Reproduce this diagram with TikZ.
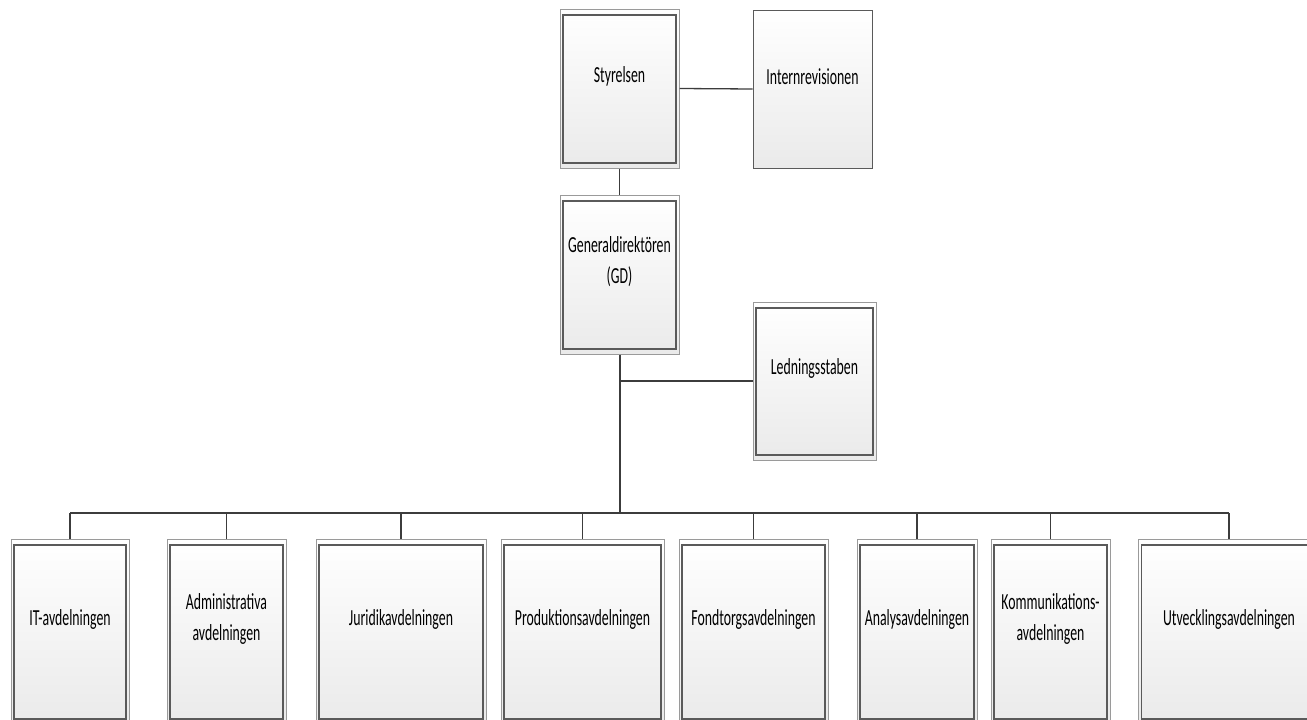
\documentclass[tikz,border=0pt]{standalone}
\usepackage{fontspec}
\setmainfont{Carlito}[FakeStretch=0.6]
\usetikzlibrary{positioning}

\definecolor{framegray}{HTML}{9A9A9A}
\definecolor{innergray}{HTML}{5A5A5A}
\definecolor{linegray}{HTML}{3C3C3C}
\definecolor{boxbottom}{HTML}{EAEAEA}

\begin{document}
\begin{tikzpicture}
		[x=1pt,y=-1pt,
		 box/.style={rectangle,draw=framegray,line width=1pt,top color=white,bottom color=boxbottom,inner sep=0pt},
		 dbox/.style={box,path picture={\draw[innergray,line width=1.1pt]
		   ([shift={(3pt,-6pt)}]path picture bounding box.north west) rectangle
		   ([shift={(-3pt,5pt)}]path picture bounding box.south east);}},
		 sbox/.style={box,draw=innergray},
		 boxtext/.style={align=center,inner sep=0pt,yshift=12.5pt,font=\fontsize{23}{31}\selectfont},
		 link/.style={draw=linegray,line width=1.3pt},
		 trunk/.style={draw=linegray,line width=2pt}]
		\useasboundingbox (0,0) rectangle (1307,720);

		% top of the chart
		\node[dbox,minimum width=119pt,minimum height=159pt] (styr) at (619.5,88.5) {};
		\node[boxtext] (styr-t) at (styr) {Styrelsen};
		\node[sbox,minimum width=119pt,minimum height=158pt] (intrev) at (812.5,89) {};
		\node[boxtext] (intrev-t) at (intrev) {Internrevisionen};
		\node[dbox,minimum width=119pt,minimum height=159pt] (gd) at (619.5,274.5) {};
		\node[boxtext] (gd-t) at (gd) {Generaldirektören\\(GD)};
		\node[dbox,minimum width=123pt,minimum height=158pt] (led) at (814.5,381) {};
		\node[boxtext] (led-t) at (led) {Ledningsstaben};

		% departments
		\foreach \name/\x/\w/\txt in
		{it/70/118/IT-avdelningen, adm/226.5/119/{Administrativa\\avdelningen},
		 jur/401/170/Juridikavdelningen, prod/582.5/163/Produktionsavdelningen,
		 fond/753.5/149/Fondtorgsavdelningen, anal/917/120/Analysavdelningen,
		 komm/1050.5/119/{Kommunikations-\\avdelningen}, utv/1229/181/Utvecklingsavdelningen}
		{
		\node[dbox,minimum width=\w pt,minimum height=185pt] (\name) at (\x,631.5) {};
		\node[boxtext] (\name-t) at (\name) {\txt};
		}

		\coordinate (busmid) at (619.5,513);
		\draw[link] (styr.east) -- (intrev.west);
		\draw[link] (styr.south) -- (gd.north);
		\draw[trunk] (gd.south) -- (busmid);
		\draw[link] (led.west) -- (led.west -| gd.south);
		\draw[trunk] (it.north |- busmid) -- (utv.north |- busmid);
		\foreach \to in {it,adm,jur,prod,fond,anal,komm,utv}
		\draw[link] (\to.north) -- (\to.north |- busmid);
		\end{tikzpicture}
\end{document}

§

Leave out the pictures and give the listing above again exactly.

Reproduce this diagram with TikZ.
\documentclass[tikz,border=0pt]{standalone}
\usepackage{fontspec}
\setmainfont{Carlito}[FakeStretch=0.6]
\usetikzlibrary{positioning}

\definecolor{framegray}{HTML}{9A9A9A}
\definecolor{innergray}{HTML}{5A5A5A}
\definecolor{linegray}{HTML}{3C3C3C}
\definecolor{boxbottom}{HTML}{EAEAEA}

\begin{document}
\begin{tikzpicture}
		[x=1pt,y=-1pt,
		 box/.style={rectangle,draw=framegray,line width=1pt,top color=white,bottom color=boxbottom,inner sep=0pt},
		 dbox/.style={box,path picture={\draw[innergray,line width=1.1pt]
		   ([shift={(3pt,-6pt)}]path picture bounding box.north west) rectangle
		   ([shift={(-3pt,5pt)}]path picture bounding box.south east);}},
		 sbox/.style={box,draw=innergray},
		 boxtext/.style={align=center,inner sep=0pt,yshift=12.5pt,font=\fontsize{23}{31}\selectfont},
		 link/.style={draw=linegray,line width=1.3pt},
		 trunk/.style={draw=linegray,line width=2pt}]
		\useasboundingbox (0,0) rectangle (1307,720);

		% top of the chart
		\node[dbox,minimum width=119pt,minimum height=159pt] (styr) at (619.5,88.5) {};
		\node[boxtext] (styr-t) at (styr) {Styrelsen};
		\node[sbox,minimum width=119pt,minimum height=158pt] (intrev) at (812.5,89) {};
		\node[boxtext] (intrev-t) at (intrev) {Internrevisionen};
		\node[dbox,minimum width=119pt,minimum height=159pt] (gd) at (619.5,274.5) {};
		\node[boxtext] (gd-t) at (gd) {Generaldirektören\\(GD)};
		\node[dbox,minimum width=123pt,minimum height=158pt] (led) at (814.5,381) {};
		\node[boxtext] (led-t) at (led) {Ledningsstaben};

		% departments
		\foreach \name/\x/\w/\txt in
		{it/70/118/IT-avdelningen, adm/226.5/119/{Administrativa\\avdelningen},
		 jur/401/170/Juridikavdelningen, prod/582.5/163/Produktionsavdelningen,
		 fond/753.5/149/Fondtorgsavdelningen, anal/917/120/Analysavdelningen,
		 komm/1050.5/119/{Kommunikations-\\avdelningen}, utv/1229/181/Utvecklingsavdelningen}
		{
		\node[dbox,minimum width=\w pt,minimum height=185pt] (\name) at (\x,631.5) {};
		\node[boxtext] (\name-t) at (\name) {\txt};
		}

		\coordinate (busmid) at (619.5,513);
		\draw[link] (styr.east) -- (intrev.west);
		\draw[link] (styr.south) -- (gd.north);
		\draw[trunk] (gd.south) -- (busmid);
		\draw[link] (led.west) -- (led.west -| gd.south);
		\draw[trunk] (it.north |- busmid) -- (utv.north |- busmid);
		\foreach \to in {it,adm,jur,prod,fond,anal,komm,utv}
		\draw[link] (\to.north) -- (\to.north |- busmid);
		\end{tikzpicture}
\end{document}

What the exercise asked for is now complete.